Lord Reed fully upheld Sepa's interpretation of EC law. However, he went further, pointing out that burning sewage could create pollution from heavy metals (an argument that not even Sepa's lawyers had thought to make).

There are, at least, grounds for appeal. If that should fail, almost the only means left to Scottish Water to dispose of sewage will be to have it incinerated, at a cost of hundreds of millions of pounds. In other words, it is all right to burn it, but only in a way which produces nothing useful.

Well done, Sepa and Lord Reed. And well done Brussels, for bringing us yet another of those "envronmental benefits" which Margaret Beckett likes to argue are the chief reason why we should all vote for the new EU constitution.
 

  So, not content with ignoring the environmental benefits of SWERF and wrecking the landscape with windfarms of hopelessly inadequate output at prodigiously subsidised cost, is this Government now determined to inflict yet another travesty of truly scatological proportions?
 
The Guardian
20 December 2004
Sewage Dumped in Thames Every Month Paul Brown
Environment

Raw sewage has been pumped into the Thames in London every month for the last four years, in far greater quantities than the government has previously admitted, according to new figures.
Although Thames Water has spent £1bn on improvements and claimed that the capital's river is the cleanest metropolitan river in Europe, the figures show that 240 million cubic metres of raw sewage have been emptied into the Thames since January 2001.
Although the Thames discharges breach European directives on urban waste water treatment, the Department for Environment has shelved plans to spend £1.5bn building a 22-mile tunnel to take overflow sewage from central London to sewage works at the mouth of the Thames.

Mike Tuffrey, the Liberal Democrat environment spokesman on the London Assembly, said: "These figures are an absolute disgrace. So much sewage being pumped into the Thames is bad for the environment, bad for human health and bad for the image of both the Thames and London. The dumping of raw sewage into the Thames is something that happened in the Victorian era. It certainly should not be happening in the 21st century in one of the most developed capital cities in the world.
"There must be no more discussion, delay or dithering on building this interceptor tunnel. The longer ministers drag their feet in making the inevitable decision to build the tunnel, the more this will ultimately cost the taxpayer to build and more raw sewage will be pumped into the Thames."

The fact that large quantities of sewage regularly go into the river was highlighted during storms in August when a heavy downpour resulted in the deaths of 10,000 fish. The fish floated on the tide outside the House of Commons, watched by tourists waiting for boats at Westminster Pier.

In a Commons written answer last week the government revealed that every month since January 2001 large quantities of raw sewage have been pumped into the tidal Thames in London from the five main pumping stations. Last month was one of the lowest for discharges, when 304,000 cubic metres was pumped into the river -- but November 2004 was one of the driest months for four years.
In August, the month of the big fish kill, the total was 4.94 million cubic metres. The condition of the Thames was so bad that rowers were warned of the health hazard.

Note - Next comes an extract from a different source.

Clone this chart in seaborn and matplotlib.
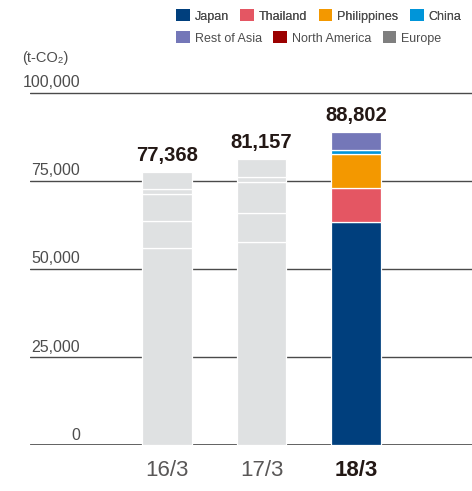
import matplotlib
matplotlib.use("Agg")
import matplotlib.pyplot as plt
import matplotlib.transforms as mtransforms
from matplotlib.patches import Patch
import numpy as np
import seaborn as sns

# Fiscal years and CO2 emissions (t-CO2) by region
periods = ["16/3", "17/3", "18/3"]
regions = ["Japan", "Thailand", "Philippines", "China",
           "Rest of Asia", "North America", "Europe"]
japan = [55880, 57590, 63250]
thailand = [7760, 8120, 9550]
philippines = [7580, 8920, 9850]
china = [1420, 1420, 1150]
rest_of_asia = [4728, 5107, 5002]
north_america = [0, 0, 0]
europe = [0, 0, 0]
totals = [77368, 81157, 88802]
y_ticks = [0, 25000, 50000, 75000, 100000]

region_colors = ["#003f7d", "#e45663", "#f39800", "#0095d9",
                 "#7477b8", "#9b0000", "#7f7f7f"]
past_color = "#dfe1e2"

sns.set_theme(style="white")
plt.rcParams["font.family"] = ["Liberation Sans", "DejaVu Sans"]

fig = plt.figure(figsize=(4.72, 4.91), dpi=100)
ax_left, ax_bottom = 30 / 472, 1 - 445 / 491
ax = fig.add_axes([ax_left, ax_bottom, 442 / 472, 356 / 491])

# stacked segments: earlier years in grey, the latest year in regional colour
series = [japan, thailand, philippines, china, rest_of_asia, north_america, europe]
bottoms = np.zeros(len(periods))
for name, vals, col in zip(regions, series, region_colors):
    vals = np.asarray(vals, dtype=float)
    if vals.sum() > 0:
        n_before = len(ax.patches)
        sns.barplot(x=periods, y=vals, color=past_color, bottom=bottoms,
                    width=0.52, edgecolor="white", linewidth=0.9,
                    saturation=1, ax=ax, zorder=3)
        ax.patches[n_before + len(periods) - 1].set_facecolor(col)
    bottoms = bottoms + vals

ax.set_xlim(-1.45, 3.228)
ax.set_ylim(0, 101000)

# horizontal rules behind the bars
for v in y_ticks:
    ax.axhline(v, color="#333333" if v == 0 else "#4a4a4a",
               lw=1.8 if v == 0 else 1.0, zorder=1)

for s in ax.spines.values():
    s.set_visible(False)
ax.set_yticks([])
ax.set_ylabel("")
ax.set_xticks(range(len(periods)))
ax.set_xticklabels(periods, fontsize=16)
ax.tick_params(axis="x", length=0, pad=11)
for i, lab in enumerate(ax.get_xticklabels()):
    if i == len(periods) - 1:
        lab.set_fontweight("bold")
        lab.set_color("#231815")
    else:
        lab.set_color("#595757")

# y-axis values sitting just above each rule
ytrans = mtransforms.blended_transform_factory(ax.transAxes, ax.transData)
yoff = mtransforms.offset_copy(ytrans, fig=fig, x=0, y=3.8, units="points")
for v in y_ticks:
    ax.text(0.113, v, f"{v:,}", transform=yoff, ha="right", va="baseline",
            fontsize=11.5, color="#4d4d4d")

fig.text(22 / 472, 1 - 58 / 491, "(t-CO\u2082)", ha="left", va="center",
         fontsize=10.5, color="#4d4d4d")

# totals above bars
for i, t in enumerate(totals):
    ax.annotate(f"{t:,}", (i, t), xytext=(0, 5), textcoords="offset points",
                ha="center", va="bottom", fontsize=14.5, fontweight="bold",
                color="#231815")

# legend in two rows
def make_legend(names, cols, y):
    handles = [Patch(facecolor=c, edgecolor="none") for c in cols]
    leg = fig.legend(handles, names, loc="center left",
                     bbox_to_anchor=(176 / 472, 1 - y / 491), ncol=len(names),
                     frameon=False, fontsize=9, handlelength=1.1,
                     handleheight=1.1, handletextpad=0.4, columnspacing=0.9,
                     borderpad=0, borderaxespad=0)
    for txt in leg.get_texts():
        txt.set_color("#4d4d4d")
    return leg

leg1 = make_legend(regions[:4], region_colors[:4], 16)
fig.add_artist(leg1)
make_legend(regions[4:], region_colors[4:], 38)

fig.savefig("out.png", dpi=100)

On several occasions during winter months in the last four years the total sewage dumped into the river has exceeded 12 million cubic metres of sewage a month. Thames Water, which has spent £4m on a study, has concluded the best solution was the establishment of the interceptor tunnel, but this would take about 10 years to build and cost £1.5bn. Funding it would cost £40 a year on customers' water bills.

The government has shelved a decision to a later date, despite the fact that the EU's urban waste water treatment directive, which the UK signed up to, bars the discharge of raw sewage into urban rivers and requires member states to do something about it.

In a statement, the Department for Environment said: "While the proposed interceptor tunnel might still emerge as the most appropriate long-term solution, the government has since decided that, bearing in mind the scale, the costs and the long implementation timescale, further consideration is necessary before decisions are reached."